Every line below should be copied exactly; drop the pictures.
-- Start of Recorded data --
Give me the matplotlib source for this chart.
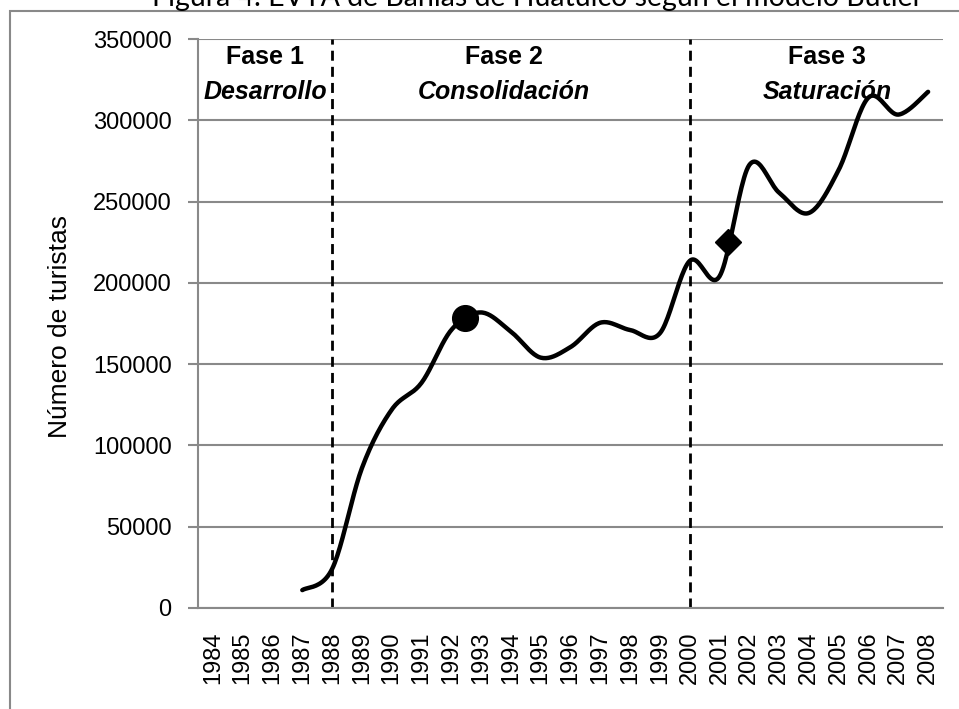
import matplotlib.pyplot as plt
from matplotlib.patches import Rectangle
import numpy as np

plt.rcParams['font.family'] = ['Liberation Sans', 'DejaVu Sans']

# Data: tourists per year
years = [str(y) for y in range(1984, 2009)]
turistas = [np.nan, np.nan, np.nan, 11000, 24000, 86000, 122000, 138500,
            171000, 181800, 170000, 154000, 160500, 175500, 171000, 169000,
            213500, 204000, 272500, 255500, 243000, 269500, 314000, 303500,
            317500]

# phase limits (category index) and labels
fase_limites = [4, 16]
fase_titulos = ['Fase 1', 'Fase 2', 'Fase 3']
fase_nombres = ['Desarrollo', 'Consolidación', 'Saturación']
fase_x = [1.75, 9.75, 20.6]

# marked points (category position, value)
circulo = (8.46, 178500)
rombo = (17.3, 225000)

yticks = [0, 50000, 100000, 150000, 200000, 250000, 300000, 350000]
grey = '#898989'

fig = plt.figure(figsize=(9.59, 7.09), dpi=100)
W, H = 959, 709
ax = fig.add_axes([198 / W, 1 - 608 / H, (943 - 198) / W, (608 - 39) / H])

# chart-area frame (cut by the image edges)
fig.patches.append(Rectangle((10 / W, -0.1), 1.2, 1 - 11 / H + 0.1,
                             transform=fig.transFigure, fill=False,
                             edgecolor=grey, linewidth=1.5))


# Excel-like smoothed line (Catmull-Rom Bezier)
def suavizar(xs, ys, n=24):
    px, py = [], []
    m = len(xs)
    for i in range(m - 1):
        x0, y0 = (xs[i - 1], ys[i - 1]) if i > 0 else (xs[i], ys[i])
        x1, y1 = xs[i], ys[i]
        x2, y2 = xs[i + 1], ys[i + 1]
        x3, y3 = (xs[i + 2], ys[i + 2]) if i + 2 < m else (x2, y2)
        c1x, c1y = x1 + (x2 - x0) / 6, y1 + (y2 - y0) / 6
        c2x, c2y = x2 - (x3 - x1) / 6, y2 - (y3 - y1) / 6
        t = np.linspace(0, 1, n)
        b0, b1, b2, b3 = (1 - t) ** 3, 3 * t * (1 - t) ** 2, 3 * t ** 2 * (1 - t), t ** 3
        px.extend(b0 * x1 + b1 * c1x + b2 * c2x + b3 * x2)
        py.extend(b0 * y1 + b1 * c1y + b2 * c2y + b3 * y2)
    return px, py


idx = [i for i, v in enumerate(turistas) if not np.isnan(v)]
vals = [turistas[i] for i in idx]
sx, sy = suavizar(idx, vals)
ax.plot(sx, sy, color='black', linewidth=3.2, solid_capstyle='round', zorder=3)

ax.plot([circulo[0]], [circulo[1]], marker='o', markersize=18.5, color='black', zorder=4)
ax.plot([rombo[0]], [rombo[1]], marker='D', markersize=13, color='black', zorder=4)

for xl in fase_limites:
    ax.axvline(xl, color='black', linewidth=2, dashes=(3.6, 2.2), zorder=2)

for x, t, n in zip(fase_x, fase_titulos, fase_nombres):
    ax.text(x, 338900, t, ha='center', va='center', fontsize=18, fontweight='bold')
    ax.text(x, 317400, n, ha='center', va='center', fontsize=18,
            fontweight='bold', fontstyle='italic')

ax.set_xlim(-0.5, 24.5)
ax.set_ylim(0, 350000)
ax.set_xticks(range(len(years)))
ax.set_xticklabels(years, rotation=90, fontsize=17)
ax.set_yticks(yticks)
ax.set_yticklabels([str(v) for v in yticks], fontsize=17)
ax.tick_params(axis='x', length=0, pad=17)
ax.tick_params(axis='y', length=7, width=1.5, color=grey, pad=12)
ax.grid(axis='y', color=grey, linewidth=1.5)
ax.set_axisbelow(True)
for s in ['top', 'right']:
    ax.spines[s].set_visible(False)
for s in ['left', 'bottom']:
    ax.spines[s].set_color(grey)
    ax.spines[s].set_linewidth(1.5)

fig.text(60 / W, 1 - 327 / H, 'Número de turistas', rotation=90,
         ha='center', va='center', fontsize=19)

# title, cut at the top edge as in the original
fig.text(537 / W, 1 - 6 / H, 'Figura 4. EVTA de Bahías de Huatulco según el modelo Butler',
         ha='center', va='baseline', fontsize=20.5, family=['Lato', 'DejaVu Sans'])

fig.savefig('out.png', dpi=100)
-- End of Recorded data --
Result of the task:
Give me the matplotlib source for this chart.
import matplotlib.pyplot as plt
from matplotlib.patches import Rectangle
import numpy as np

plt.rcParams['font.family'] = ['Liberation Sans', 'DejaVu Sans']

# Data: tourists per year
years = [str(y) for y in range(1984, 2009)]
turistas = [np.nan, np.nan, np.nan, 11000, 24000, 86000, 122000, 138500,
            171000, 181800, 170000, 154000, 160500, 175500, 171000, 169000,
            213500, 204000, 272500, 255500, 243000, 269500, 314000, 303500,
            317500]

# phase limits (category index) and labels
fase_limites = [4, 16]
fase_titulos = ['Fase 1', 'Fase 2', 'Fase 3']
fase_nombres = ['Desarrollo', 'Consolidación', 'Saturación']
fase_x = [1.75, 9.75, 20.6]

# marked points (category position, value)
circulo = (8.46, 178500)
rombo = (17.3, 225000)

yticks = [0, 50000, 100000, 150000, 200000, 250000, 300000, 350000]
grey = '#898989'

fig = plt.figure(figsize=(9.59, 7.09), dpi=100)
W, H = 959, 709
ax = fig.add_axes([198 / W, 1 - 608 / H, (943 - 198) / W, (608 - 39) / H])

# chart-area frame (cut by the image edges)
fig.patches.append(Rectangle((10 / W, -0.1), 1.2, 1 - 11 / H + 0.1,
                             transform=fig.transFigure, fill=False,
                             edgecolor=grey, linewidth=1.5))


# Excel-like smoothed line (Catmull-Rom Bezier)
def suavizar(xs, ys, n=24):
    px, py = [], []
    m = len(xs)
    for i in range(m - 1):
        x0, y0 = (xs[i - 1], ys[i - 1]) if i > 0 else (xs[i], ys[i])
        x1, y1 = xs[i], ys[i]
        x2, y2 = xs[i + 1], ys[i + 1]
        x3, y3 = (xs[i + 2], ys[i + 2]) if i + 2 < m else (x2, y2)
        c1x, c1y = x1 + (x2 - x0) / 6, y1 + (y2 - y0) / 6
        c2x, c2y = x2 - (x3 - x1) / 6, y2 - (y3 - y1) / 6
        t = np.linspace(0, 1, n)
        b0, b1, b2, b3 = (1 - t) ** 3, 3 * t * (1 - t) ** 2, 3 * t ** 2 * (1 - t), t ** 3
        px.extend(b0 * x1 + b1 * c1x + b2 * c2x + b3 * x2)
        py.extend(b0 * y1 + b1 * c1y + b2 * c2y + b3 * y2)
    return px, py


idx = [i for i, v in enumerate(turistas) if not np.isnan(v)]
vals = [turistas[i] for i in idx]
sx, sy = suavizar(idx, vals)
ax.plot(sx, sy, color='black', linewidth=3.2, solid_capstyle='round', zorder=3)

ax.plot([circulo[0]], [circulo[1]], marker='o', markersize=18.5, color='black', zorder=4)
ax.plot([rombo[0]], [rombo[1]], marker='D', markersize=13, color='black', zorder=4)

for xl in fase_limites:
    ax.axvline(xl, color='black', linewidth=2, dashes=(3.6, 2.2), zorder=2)

for x, t, n in zip(fase_x, fase_titulos, fase_nombres):
    ax.text(x, 338900, t, ha='center', va='center', fontsize=18, fontweight='bold')
    ax.text(x, 317400, n, ha='center', va='center', fontsize=18,
            fontweight='bold', fontstyle='italic')

ax.set_xlim(-0.5, 24.5)
ax.set_ylim(0, 350000)
ax.set_xticks(range(len(years)))
ax.set_xticklabels(years, rotation=90, fontsize=17)
ax.set_yticks(yticks)
ax.set_yticklabels([str(v) for v in yticks], fontsize=17)
ax.tick_params(axis='x', length=0, pad=17)
ax.tick_params(axis='y', length=7, width=1.5, color=grey, pad=12)
ax.grid(axis='y', color=grey, linewidth=1.5)
ax.set_axisbelow(True)
for s in ['top', 'right']:
    ax.spines[s].set_visible(False)
for s in ['left', 'bottom']:
    ax.spines[s].set_color(grey)
    ax.spines[s].set_linewidth(1.5)

fig.text(60 / W, 1 - 327 / H, 'Número de turistas', rotation=90,
         ha='center', va='center', fontsize=19)

# title, cut at the top edge as in the original
fig.text(537 / W, 1 - 6 / H, 'Figura 4. EVTA de Bahías de Huatulco según el modelo Butler',
         ha='center', va='baseline', fontsize=20.5, family=['Lato', 'DejaVu Sans'])

fig.savefig('out.png', dpi=100)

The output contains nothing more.